Chennai: In early March, a metro train which was to reach CMBT from the airport via Alandur took the wrong track and continued to proceed towards Guindy. This did not just cause undue delay, but also created panic among passengers in the train. To ensure it doesn’t happen again, CMRL is rewriting its signalling software to remove certain automatic features that run in case of signal interruptions, and instead allow train operators to manually control trains while switching between corridors.
A metro rail official said the incident where the train proceeded in the wrong route was due to a momentary communication interruption between automatic train scheduling system and interlocking system, which will allow the train to automatically shift between two corridors through a loop line. Interlocking systems prevent trains from conflicting movements in major junctions and crossovers where there are multiple tracks.
Since there was a communication loss, an inbuilt safety feature in the signalling software called automatic route calling was activated which directed the train to take the same corridor instead of using the loop line to switch to another corridor. Normally, during an inter-corridor service, a train from airport metro will take the loop line as it nears Alandur station before taking a diversion to proceed towards Ekkattuthangal. Officials said this process happens automatically through the signalling system.

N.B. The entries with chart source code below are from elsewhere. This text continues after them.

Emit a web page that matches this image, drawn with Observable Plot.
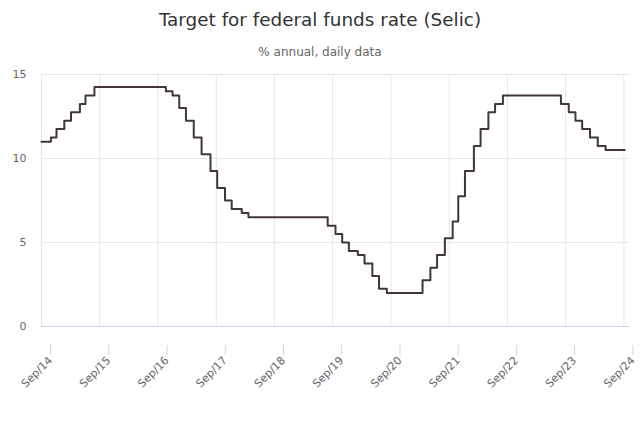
<!DOCTYPE html>
<html>
<head>
<meta charset="utf-8">
<script src="https://cdn.jsdelivr.net/npm/d3@7"></script>
<script src="https://cdn.jsdelivr.net/npm/@observablehq/plot@0.6"></script>
<style>
  html, body { margin: 0; padding: 0; background: #fff; overflow: hidden; }
  #wrap { position: relative; width: 640px; height: 427px; font-family: "DejaVu Sans", sans-serif; }
  #title { position: absolute; left: 0; width: 640px; top: 11px; text-align: center; font-size: 18.4px; line-height: 18px; color: #333333; }
  #subtitle { position: absolute; left: 0; width: 640px; top: 46px; text-align: center; font-size: 12px; line-height: 12px; color: #666666; }
  #chart { position: absolute; left: 0; top: 64px; }
</style>
</head>
<body>
<div id="wrap">
  <div id="title">Target for federal funds rate (Selic)</div>
  <div id="subtitle">% annual, daily data</div>
  <div id="chart"></div>
</div>
<script>
// Selic target rate change dates and levels (% annual)
const changeDates = [
  "2014-09-01","2014-10-30","2014-12-04","2015-01-22","2015-03-05","2015-04-30",
  "2015-06-04","2015-07-30","2016-10-20","2016-12-01","2017-01-12","2017-02-23",
  "2017-04-13","2017-06-01","2017-07-27","2017-09-07","2017-10-26","2017-12-07",
  "2018-02-08","2018-03-22","2019-08-01","2019-09-19","2019-10-31","2019-12-12",
  "2020-02-06","2020-03-19","2020-05-07","2020-06-18","2020-08-06","2021-03-18",
  "2021-05-06","2021-06-17","2021-08-05","2021-09-23","2021-10-28","2021-12-09",
  "2022-02-03","2022-03-17","2022-05-05","2022-06-16","2022-08-04","2023-08-03",
  "2023-09-21","2023-11-02","2023-12-14","2024-02-01","2024-03-21","2024-05-09",
  "2024-09-06"
];
const rates = [
  11.00, 11.25, 11.75, 12.25, 12.75, 13.25,
  13.75, 14.25, 14.00, 13.75, 13.00, 12.25,
  11.25, 10.25, 9.25, 8.25, 7.50, 7.00,
  6.75, 6.50, 6.00, 5.50, 5.00, 4.50,
  4.25, 3.75, 3.00, 2.25, 2.00, 2.75,
  3.50, 4.25, 5.25, 6.25, 7.75, 9.25,
  10.75, 11.75, 12.75, 13.25, 13.75, 13.25,
  12.75, 12.25, 11.75, 11.25, 10.75, 10.50,
  10.50
];
const xTickDates = [
  "2014-09-01","2015-09-01","2016-09-01","2017-09-01","2018-09-01","2019-09-01",
  "2020-09-01","2021-09-01","2022-09-01","2023-09-01","2024-09-01"
];
const yTicks = [0, 5, 10, 15];
const xDomain = ["2014-09-01", "2024-10-06"];

const data = changeDates.map((d, i) => ({date: new Date(d), rate: rates[i]}));
const xTicks = xTickDates.map(d => new Date(d));
const fmt = d3.utcFormat("%b/%y");

const chart = Plot.plot({
  width: 640,
  height: 363,
  marginTop: 10,
  marginBottom: 101,
  marginLeft: 41,
  marginRight: 11,
  style: {fontFamily: "DejaVu Sans, sans-serif", fontSize: "11px", color: "#666666", background: "#ffffff", overflow: "visible"},
  x: {type: "utc", domain: xDomain.map(d => new Date(d))},
  y: {domain: [0, 15]},
  marks: [
    Plot.gridX(xTicks, {stroke: "#e6e6e6", strokeOpacity: 1}),
    Plot.gridY(yTicks.filter(v => v > 0), {stroke: "#e6e6e6", strokeOpacity: 1}),
    Plot.ruleY([0], {stroke: "#ccd6eb", strokeOpacity: 1}),
    Plot.axisX(xTicks, {
      tickSize: 10, tickPadding: 3, stroke: "#ccd6eb", strokeOpacity: 1,
      tickRotate: -45, tickFormat: fmt, fill: "#666666", label: null,
      dx: 9, dy: 19
    }),
    Plot.axisY(yTicks, {tickSize: 0, tickPadding: 15, fill: "#666666", label: null}),
    Plot.line(data, {x: "date", y: "rate", curve: "step-after", stroke: "#43363b", strokeWidth: 2})
  ]
});
document.getElementById("chart").appendChild(chart);
</script>
</body>
</html>
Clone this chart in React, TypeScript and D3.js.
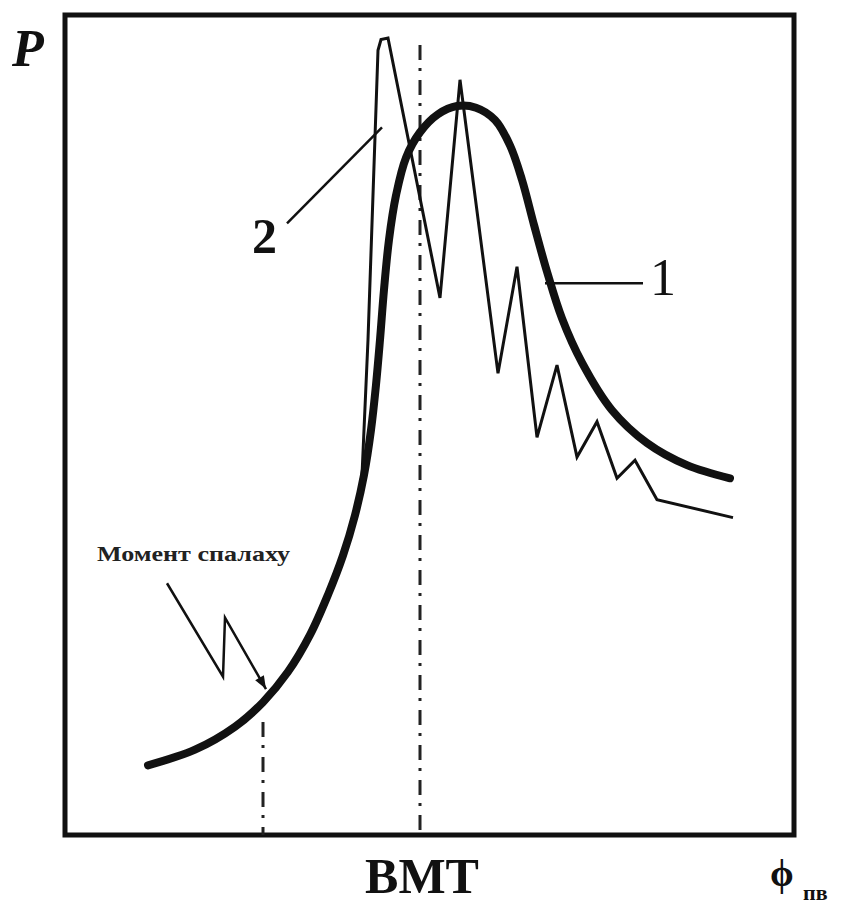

“The automatic route calling is an inbuilt safety feature to direct the train on the same corridor and not take any diversion on loop lines during signal interruptions. Since people fear this to be unsafe, we have asked Siemens, who made our signalling software to rewrite our software and remove this feature, so our train operators will look at the signal and operate manually between corridors when needed,” a senior metro rail official said. “Removing this feature may cause delay in train operations when manually switching, but the decision was made to alleviate any fear among the public. This feature is there in most metros, but we don’t come across such issues because majority of metros do not operate inter-corridor services,” the official said.
There were also delays in the arrival of trains at many stations a few days after train services were launched on the 9km phase-1 extension line from Washermenpet to Wimco Nagar. Engineers found that a portion of the ‘automatic train scheduling software’, which enables metro trains to automatically run according to daily schedule, was missing. Routes for the trains to operate were set manually causing glitches and delays. “There was also a mismatch in information in the software that led to the emergency brakes getting applied automatically in two or three spots along our routes. So we operated trains manually with basic signalling software. We updated the software and fixed the glitch,” he said.